When the Public Employee Retirement System of Idaho examined its asset allocation with an eye toward the next decade, one simple question dominated the exercise.
It was the same basic jumping-off point that the $19.6 billion pension fund has used for a quarter century: "What's our stock/bond split?"
For Chief Investment Officer Bob Maynard, the simple answer harkens to the old-fashioned 70/30 model that has faded from relevance over the years.
Idaho is one of the last public pension funds still using a conventional asset allocation rooted in modern portfolio theory and its core assumptions about risk.
All but 12% of the fund's assets are strategically earmarked to either stocks or bonds. That remaining portion, invested in private assets, is viewed as an important diversifier. But private markets haven't particularly moved the needle.
Long term, PERSI's performance is solid. It's 25-year annualized return is 8.6%, putting it, Mr. Maynard says, in the top quartile.
There are a handful of other so- called conventional allocators, including the $11.4 billion Oklahoma Public Employees Retirement System, Oklahoma City (roughly 70/30).
The $44.6 billion Public Employees' Retirement System of Nevada, Carson City, is 60% stocks in two index funds with another 28% passively pegged to U.S. bonds.
Industry members continuously debate the merits of the old faithful 60/40 mix or a conventional 70/30 approach vs. the so-called endowment model, with its greater reliance on alternatives vs. an array of other more newfangled asset-mix strategies, including risk parity, factor-based investments and global tactical asset allocation. Regardless of the diversification approach taken or the labels that get used, most institutional investors with open funds seem to favor having a preponderance of riskier, return-seeking assets relative to fixed income, once considered a portfolio cornerstone.
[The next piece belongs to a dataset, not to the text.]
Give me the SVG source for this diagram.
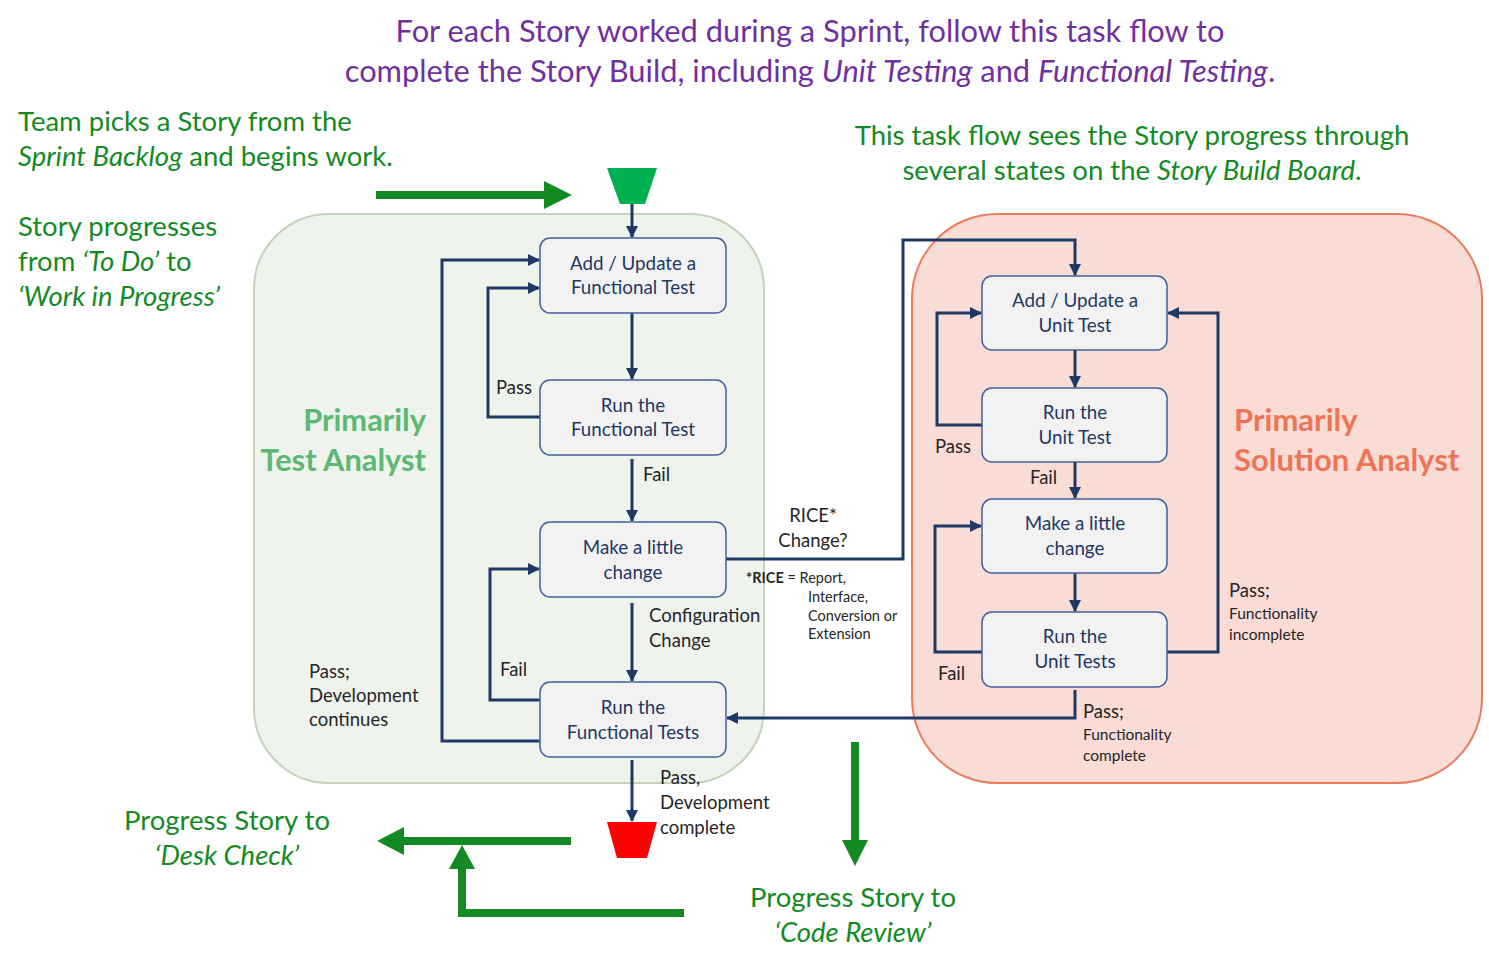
<svg xmlns="http://www.w3.org/2000/svg" width="1489" height="967" viewBox="0 0 1489 967">
<defs>
<marker id="ah" markerWidth="12" markerHeight="12" refX="11" refY="6" orient="auto" markerUnits="userSpaceOnUse">
<path d="M0,0 L12,6 L0,12 Z" fill="#1f3864"/>
</marker>
<style>
.box{fill:#f2f2f2;stroke:#41609a;stroke-width:1.5}
.bt{font-family:Lato,"Open Sans",sans-serif;font-size:18.8px;fill:#1f3864;text-anchor:middle}
.c{fill:none;stroke:#1f3864;stroke-width:3}
.ca{fill:none;stroke:#1f3864;stroke-width:3;marker-end:url(#ah)}
.lb{font-family:Lato,"Open Sans",sans-serif;font-size:18.5px;fill:#262626}
.sm{font-family:Lato,"Open Sans",sans-serif;font-size:15.5px;fill:#262626}
.sr{font-family:Lato,"Open Sans",sans-serif;font-size:14.5px;fill:#262626}
.g{font-family:Lato,"Open Sans",sans-serif;font-size:27.5px;fill:#138a24}
.ttl{font-family:Lato,"Open Sans",sans-serif;font-size:30.8px;fill:#7030a0;text-anchor:middle}
.ga{fill:#138a24}
</style>
</defs>
<rect width="1489" height="967" fill="#ffffff"/>

<g id="titles">
<text class="ttl" x="810" y="42">For each Story worked during a Sprint, follow this task flow to</text>
<text class="ttl" x="810" y="82">complete the Story Build, including <tspan font-style="italic">Unit Testing</tspan> and <tspan font-style="italic">Functional Testing</tspan>.</text>
<text class="g" x="18" y="131">Team picks a Story from the</text>
<text class="g" x="18" y="166"><tspan font-style="italic">Sprint Backlog</tspan> and begins work.</text>
<text class="g" x="18" y="236">Story progresses</text>
<text class="g" x="18" y="271">from <tspan font-style="italic">‘To Do’</tspan> to</text>
<text class="g" x="18" y="306"><tspan font-style="italic">‘Work in Progress’</tspan></text>
<text class="g" x="1132" y="145" text-anchor="middle" font-size="27">This task flow sees the Story progress through</text>
<text class="g" x="1132" y="180" text-anchor="middle" font-size="27">several states on the <tspan font-style="italic">Story Build Board</tspan>.</text>
<text class="g" x="227" y="830" text-anchor="middle" font-size="27">Progress Story to</text>
<text class="g" x="227" y="865" text-anchor="middle" font-size="27" font-style="italic">‘Desk Check’</text>
<text class="g" x="853" y="907" text-anchor="middle" font-size="27">Progress Story to</text>
<text class="g" x="853" y="942" text-anchor="middle" font-size="27" font-style="italic">‘Code Review’</text>
</g>

<g id="lanes">
<rect x="254" y="214" width="510" height="569" rx="75" fill="#eef3ec" stroke="#c5d3b8" stroke-width="2"/>
<rect x="912" y="214" width="570" height="569" rx="85" fill="#f9dcd5" stroke="#ec7a5c" stroke-width="2"/>
<text x="426" y="431" text-anchor="end" font-family="Lato,'Open Sans',sans-serif" font-weight="bold" font-size="30.8" fill="#5cb874">Primarily</text>
<text x="426" y="471" text-anchor="end" font-family="Lato,'Open Sans',sans-serif" font-weight="bold" font-size="30.8" fill="#5cb874">Test Analyst</text>
<text x="1234" y="431" font-family="Lato,'Open Sans',sans-serif" font-weight="bold" font-size="31" fill="#ee7455">Primarily</text>
<text x="1234" y="471" font-family="Lato,'Open Sans',sans-serif" font-weight="bold" font-size="31" fill="#ee7455">Solution Analyst</text>
</g>

<g id="green-arrows">
<rect x="376" y="191" width="170" height="8" class="ga"/>
<polygon points="544,181 572,195 544,209" class="ga"/>
<rect x="402" y="837" width="169" height="8" class="ga"/>
<polygon points="404,827 377,841 404,855" class="ga"/>
<polygon points="458,913 458,868 466,868 466,913" class="ga"/>
<rect x="458" y="909" width="226" height="8" class="ga"/>
<polygon points="449,869 462,845 475,869" class="ga"/>
<rect x="851" y="742" width="8" height="100" class="ga"/>
<polygon points="842,840 855,866 868,840" class="ga"/>
</g>

<g id="start">
<polygon points="607,168 657,168 645,204 620,204" fill="#00b050"/>
</g>
<g id="end">
<polygon points="607,822 657,822 647,858 617,858" fill="#ff0000"/>
</g>

<g id="connectors">
<path class="ca" d="M632,204 V237"/>
<path class="ca" d="M632,313 V379"/>
<path class="ca" d="M540,417 H488 V288 H539"/>
<path class="ca" d="M632,459 V521"/>
<path class="ca" d="M632,603 V681"/>
<path class="ca" d="M540,700 H490 V569 H539"/>
<path class="ca" d="M540,741 H442 V260 H539"/>
<path class="ca" d="M632,760 V821"/>
<path class="ca" d="M726,559 H903 V240 H1075 V275"/>
<path class="ca" d="M1075,350 V387"/>
<path class="ca" d="M982,425 H937 V313 H981"/>
<path class="ca" d="M1075,462 V498"/>
<path class="ca" d="M1075,573 V611"/>
<path class="ca" d="M982,652 H935 V526 H981"/>
<path class="ca" d="M1167,652 H1218 V313 H1168"/>
<path class="ca" d="M1075,690 V718 H727"/>
<text class="lb" x="496" y="394">Pass</text>
<text class="lb" x="643" y="481">Fail</text>
<text class="lb" x="649" y="622">Configuration</text>
<text class="lb" x="649" y="647">Change</text>
<text class="lb" x="500" y="676">Fail</text>
<text class="lb" x="309" y="678">Pass;</text>
<text class="lb" x="309" y="702">Development</text>
<text class="lb" x="309" y="726">continues</text>
<text class="lb" x="660" y="784">Pass,</text>
<text class="lb" x="660" y="809">Development</text>
<text class="lb" x="660" y="834">complete</text>
<text class="lb" x="813" y="522" text-anchor="middle">RICE*</text>
<text class="lb" x="813" y="547" text-anchor="middle">Change?</text>
<text class="sr" x="746" y="583"><tspan font-weight="bold">*RICE</tspan> = Report,</text>
<text class="sr" x="808" y="602">Interface,</text>
<text class="sr" x="808" y="621">Conversion or</text>
<text class="sr" x="808" y="639">Extension</text>
<text class="lb" x="935" y="453">Pass</text>
<text class="lb" x="1030" y="484">Fail</text>
<text class="lb" x="938" y="680">Fail</text>
<text class="lb" x="1229" y="597">Pass;</text>
<text class="sm" x="1229" y="619">Functionality</text>
<text class="sm" x="1229" y="640">incomplete</text>
<text class="lb" x="1083" y="718">Pass;</text>
<text class="sm" x="1083" y="740">Functionality</text>
<text class="sm" x="1083" y="761">complete</text>
</g>

<g id="n-add-functional">
<rect class="box" x="540" y="238" width="186" height="75" rx="10"/>
<text class="bt" x="633" y="270">Add / Update a</text>
<text class="bt" x="633" y="294">Functional Test</text>
</g>
<g id="n-run-functional">
<rect class="box" x="540" y="380" width="186" height="75" rx="10"/>
<text class="bt" x="633" y="412">Run the</text>
<text class="bt" x="633" y="436">Functional Test</text>
</g>
<g id="n-change-left">
<rect class="box" x="540" y="522" width="186" height="75" rx="10"/>
<text class="bt" x="633" y="554">Make a little</text>
<text class="bt" x="633" y="579">change</text>
</g>
<g id="n-run-functional-tests">
<rect class="box" x="540" y="682" width="186" height="75" rx="10"/>
<text class="bt" x="633" y="714">Run the</text>
<text class="bt" x="633" y="739">Functional Tests</text>
</g>
<g id="n-add-unit">
<rect class="box" x="982" y="276" width="185" height="74" rx="10"/>
<text class="bt" x="1075" y="307">Add / Update a</text>
<text class="bt" x="1075" y="332">Unit Test</text>
</g>
<g id="n-run-unit">
<rect class="box" x="982" y="388" width="185" height="74" rx="10"/>
<text class="bt" x="1075" y="419">Run the</text>
<text class="bt" x="1075" y="444">Unit Test</text>
</g>
<g id="n-change-right">
<rect class="box" x="982" y="499" width="185" height="74" rx="10"/>
<text class="bt" x="1075" y="530">Make a little</text>
<text class="bt" x="1075" y="555">change</text>
</g>
<g id="n-run-unit-tests">
<rect class="box" x="982" y="612" width="185" height="75" rx="10"/>
<text class="bt" x="1075" y="643">Run the</text>
<text class="bt" x="1075" y="668">Unit Tests</text>
</g>
</svg>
As of Sept. 30, the public pensions plans within the largest 200 U.S. plan sponsors had, on average, 21.1% of their total portfolios in domestic fixed income, according to Pensions & Investments' data.
The average U.S. public DB plan fixed-income allocation is up from 20.8% one year prior. These plans had 2.6% of their total portfolios in global/international fixed income, up from 2.1% a year earlier.
Callan's large public fund clients tend to have between 20% and 25% in global fixed income, according to Jay Kloepfer, head of the firm's capital market research team.
"Over the years, we've seen public pension funds tiptoe away from 60/40," Mr. Kloepfer said.
"If anything, it's now 80/20, an even greater reliance on return-seeking assets."